"""
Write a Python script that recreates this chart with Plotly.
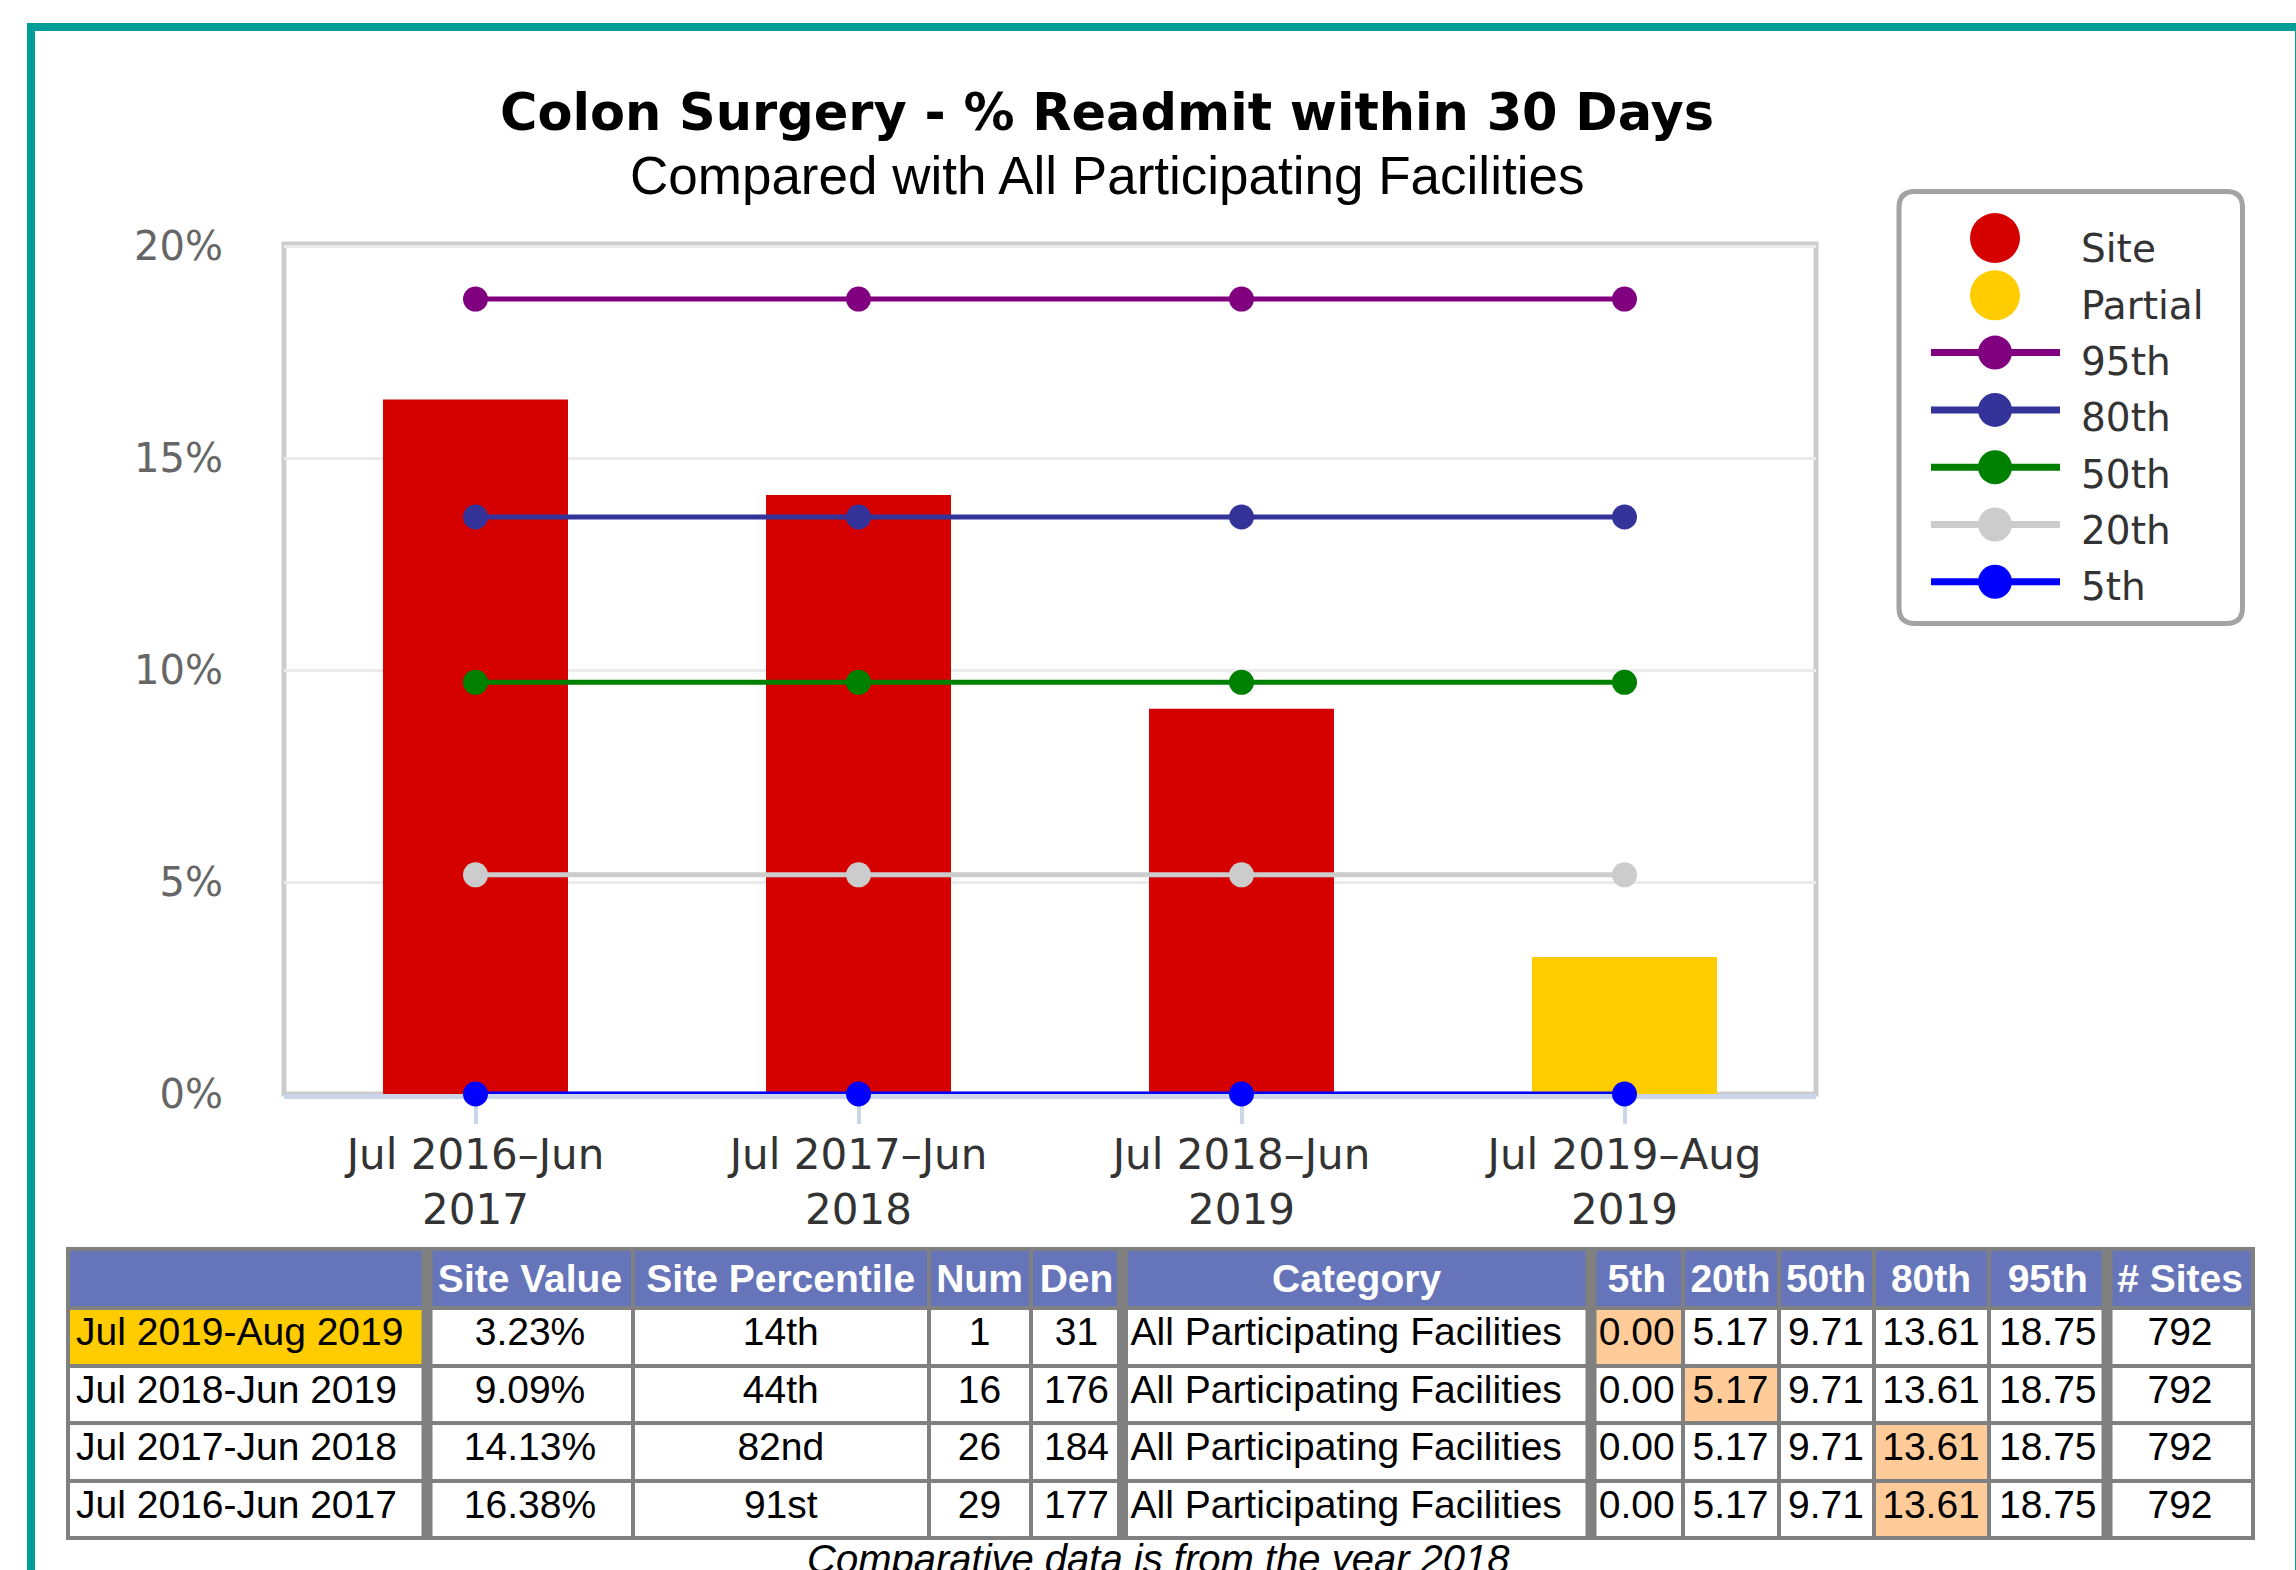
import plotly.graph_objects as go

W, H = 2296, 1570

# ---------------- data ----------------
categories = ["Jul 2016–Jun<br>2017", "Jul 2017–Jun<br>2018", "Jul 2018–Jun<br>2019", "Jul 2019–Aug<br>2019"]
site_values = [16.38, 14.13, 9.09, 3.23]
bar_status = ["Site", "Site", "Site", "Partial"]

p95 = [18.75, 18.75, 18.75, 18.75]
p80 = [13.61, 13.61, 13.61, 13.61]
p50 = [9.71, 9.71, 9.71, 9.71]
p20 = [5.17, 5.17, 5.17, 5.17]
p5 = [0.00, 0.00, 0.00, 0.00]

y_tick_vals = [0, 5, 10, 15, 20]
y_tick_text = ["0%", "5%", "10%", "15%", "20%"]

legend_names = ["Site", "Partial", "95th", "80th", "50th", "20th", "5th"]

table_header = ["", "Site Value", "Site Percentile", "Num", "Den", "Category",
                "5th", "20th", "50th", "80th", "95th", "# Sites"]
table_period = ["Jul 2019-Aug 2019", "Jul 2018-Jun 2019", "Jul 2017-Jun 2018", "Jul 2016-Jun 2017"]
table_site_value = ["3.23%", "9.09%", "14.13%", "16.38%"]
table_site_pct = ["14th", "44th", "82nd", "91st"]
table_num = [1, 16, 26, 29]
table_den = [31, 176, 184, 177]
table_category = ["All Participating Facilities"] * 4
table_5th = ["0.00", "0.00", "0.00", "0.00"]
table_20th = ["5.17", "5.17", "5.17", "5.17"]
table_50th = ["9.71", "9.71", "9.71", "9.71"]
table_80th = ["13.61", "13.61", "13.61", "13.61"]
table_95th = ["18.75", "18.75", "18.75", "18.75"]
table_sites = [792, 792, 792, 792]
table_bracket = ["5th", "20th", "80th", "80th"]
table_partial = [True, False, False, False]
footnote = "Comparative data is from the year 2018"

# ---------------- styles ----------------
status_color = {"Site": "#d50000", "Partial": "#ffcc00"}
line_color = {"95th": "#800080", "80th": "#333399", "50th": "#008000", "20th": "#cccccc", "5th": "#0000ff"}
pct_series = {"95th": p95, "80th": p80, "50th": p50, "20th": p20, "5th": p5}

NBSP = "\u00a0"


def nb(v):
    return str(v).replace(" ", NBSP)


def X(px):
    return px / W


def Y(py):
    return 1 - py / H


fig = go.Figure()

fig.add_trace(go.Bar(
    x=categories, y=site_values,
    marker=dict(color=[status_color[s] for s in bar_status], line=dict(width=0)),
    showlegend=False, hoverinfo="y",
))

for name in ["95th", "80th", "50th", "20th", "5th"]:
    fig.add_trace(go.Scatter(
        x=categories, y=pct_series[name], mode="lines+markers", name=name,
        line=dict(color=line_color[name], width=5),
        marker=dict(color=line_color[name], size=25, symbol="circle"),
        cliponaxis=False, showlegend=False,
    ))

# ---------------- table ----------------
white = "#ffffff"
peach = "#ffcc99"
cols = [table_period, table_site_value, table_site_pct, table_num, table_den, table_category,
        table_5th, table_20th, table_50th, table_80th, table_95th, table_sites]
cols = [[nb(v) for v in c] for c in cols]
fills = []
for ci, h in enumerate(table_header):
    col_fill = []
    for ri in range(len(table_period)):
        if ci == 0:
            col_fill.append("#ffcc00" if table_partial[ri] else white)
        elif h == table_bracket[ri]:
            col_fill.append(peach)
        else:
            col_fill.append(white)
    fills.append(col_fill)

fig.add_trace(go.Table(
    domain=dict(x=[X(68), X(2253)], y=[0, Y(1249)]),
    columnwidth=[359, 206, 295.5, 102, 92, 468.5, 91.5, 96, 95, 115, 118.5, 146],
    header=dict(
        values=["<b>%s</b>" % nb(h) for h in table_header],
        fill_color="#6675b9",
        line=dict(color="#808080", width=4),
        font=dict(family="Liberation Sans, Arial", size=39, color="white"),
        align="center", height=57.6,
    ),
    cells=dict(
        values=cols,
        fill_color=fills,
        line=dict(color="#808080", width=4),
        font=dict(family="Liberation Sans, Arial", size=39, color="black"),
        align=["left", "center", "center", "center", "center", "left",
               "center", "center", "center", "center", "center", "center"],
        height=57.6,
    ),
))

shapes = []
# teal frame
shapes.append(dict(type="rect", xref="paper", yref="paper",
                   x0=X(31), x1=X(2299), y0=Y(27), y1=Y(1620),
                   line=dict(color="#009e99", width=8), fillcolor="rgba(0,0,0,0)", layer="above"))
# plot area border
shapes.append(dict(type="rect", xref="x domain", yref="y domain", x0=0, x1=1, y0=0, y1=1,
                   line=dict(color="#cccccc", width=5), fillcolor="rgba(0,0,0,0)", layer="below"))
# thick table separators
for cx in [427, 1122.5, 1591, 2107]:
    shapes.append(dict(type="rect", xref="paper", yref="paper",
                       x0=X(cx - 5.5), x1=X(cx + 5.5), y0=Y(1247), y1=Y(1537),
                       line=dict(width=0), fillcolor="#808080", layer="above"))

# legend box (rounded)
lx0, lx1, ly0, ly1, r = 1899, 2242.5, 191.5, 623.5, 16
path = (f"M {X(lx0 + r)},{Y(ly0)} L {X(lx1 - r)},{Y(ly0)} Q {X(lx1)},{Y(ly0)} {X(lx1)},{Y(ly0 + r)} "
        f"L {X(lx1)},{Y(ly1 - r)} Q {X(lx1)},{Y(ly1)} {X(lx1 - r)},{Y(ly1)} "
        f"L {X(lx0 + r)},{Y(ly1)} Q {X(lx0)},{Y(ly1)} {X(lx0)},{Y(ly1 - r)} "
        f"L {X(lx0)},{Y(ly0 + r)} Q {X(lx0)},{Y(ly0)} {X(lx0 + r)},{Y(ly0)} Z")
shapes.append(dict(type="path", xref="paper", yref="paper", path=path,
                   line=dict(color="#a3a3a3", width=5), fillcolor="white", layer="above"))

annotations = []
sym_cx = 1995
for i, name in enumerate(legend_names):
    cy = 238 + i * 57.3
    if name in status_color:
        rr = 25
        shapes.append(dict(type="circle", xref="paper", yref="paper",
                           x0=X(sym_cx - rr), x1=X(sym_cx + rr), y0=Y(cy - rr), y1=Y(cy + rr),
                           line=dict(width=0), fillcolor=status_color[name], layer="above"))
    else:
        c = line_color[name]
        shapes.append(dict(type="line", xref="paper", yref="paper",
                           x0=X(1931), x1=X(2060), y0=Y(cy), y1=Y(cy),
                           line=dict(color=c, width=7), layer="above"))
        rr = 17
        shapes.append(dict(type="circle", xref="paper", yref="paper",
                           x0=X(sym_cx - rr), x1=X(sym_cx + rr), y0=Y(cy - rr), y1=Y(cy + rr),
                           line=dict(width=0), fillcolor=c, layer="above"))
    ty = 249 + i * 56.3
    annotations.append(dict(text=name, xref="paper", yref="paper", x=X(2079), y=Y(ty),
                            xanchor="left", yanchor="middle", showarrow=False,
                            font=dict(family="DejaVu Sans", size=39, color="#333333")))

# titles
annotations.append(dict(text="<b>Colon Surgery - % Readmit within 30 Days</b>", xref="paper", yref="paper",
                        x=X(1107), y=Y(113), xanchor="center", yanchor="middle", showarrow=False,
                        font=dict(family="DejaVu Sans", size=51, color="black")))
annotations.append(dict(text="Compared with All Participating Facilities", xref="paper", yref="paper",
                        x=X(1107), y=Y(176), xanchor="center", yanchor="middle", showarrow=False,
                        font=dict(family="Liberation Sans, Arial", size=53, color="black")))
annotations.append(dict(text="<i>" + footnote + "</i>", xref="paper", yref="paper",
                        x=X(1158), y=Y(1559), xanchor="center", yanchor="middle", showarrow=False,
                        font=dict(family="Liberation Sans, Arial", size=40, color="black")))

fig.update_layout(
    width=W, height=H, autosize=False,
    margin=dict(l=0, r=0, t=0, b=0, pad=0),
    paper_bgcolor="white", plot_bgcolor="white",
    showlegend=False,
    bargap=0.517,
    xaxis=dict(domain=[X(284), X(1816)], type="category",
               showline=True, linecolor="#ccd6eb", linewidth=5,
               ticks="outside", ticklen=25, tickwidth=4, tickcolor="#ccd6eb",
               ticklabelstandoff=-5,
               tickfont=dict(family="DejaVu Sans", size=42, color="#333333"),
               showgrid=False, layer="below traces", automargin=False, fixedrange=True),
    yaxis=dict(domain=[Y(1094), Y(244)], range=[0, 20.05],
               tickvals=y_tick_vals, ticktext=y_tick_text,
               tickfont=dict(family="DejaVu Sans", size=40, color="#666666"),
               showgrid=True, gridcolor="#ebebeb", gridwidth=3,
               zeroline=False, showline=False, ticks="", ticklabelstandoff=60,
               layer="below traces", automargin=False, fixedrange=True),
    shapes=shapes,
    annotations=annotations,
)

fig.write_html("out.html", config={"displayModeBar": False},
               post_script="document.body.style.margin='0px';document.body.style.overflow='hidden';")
"""
What the task requires:
From the opening line of the listing above through the line bearing "W, H = 2296, 1570", repeat each line exactly. Drop every picture.

Result of this task:
Write a Python script that recreates this chart with Plotly.
import plotly.graph_objects as go

W, H = 2296, 1570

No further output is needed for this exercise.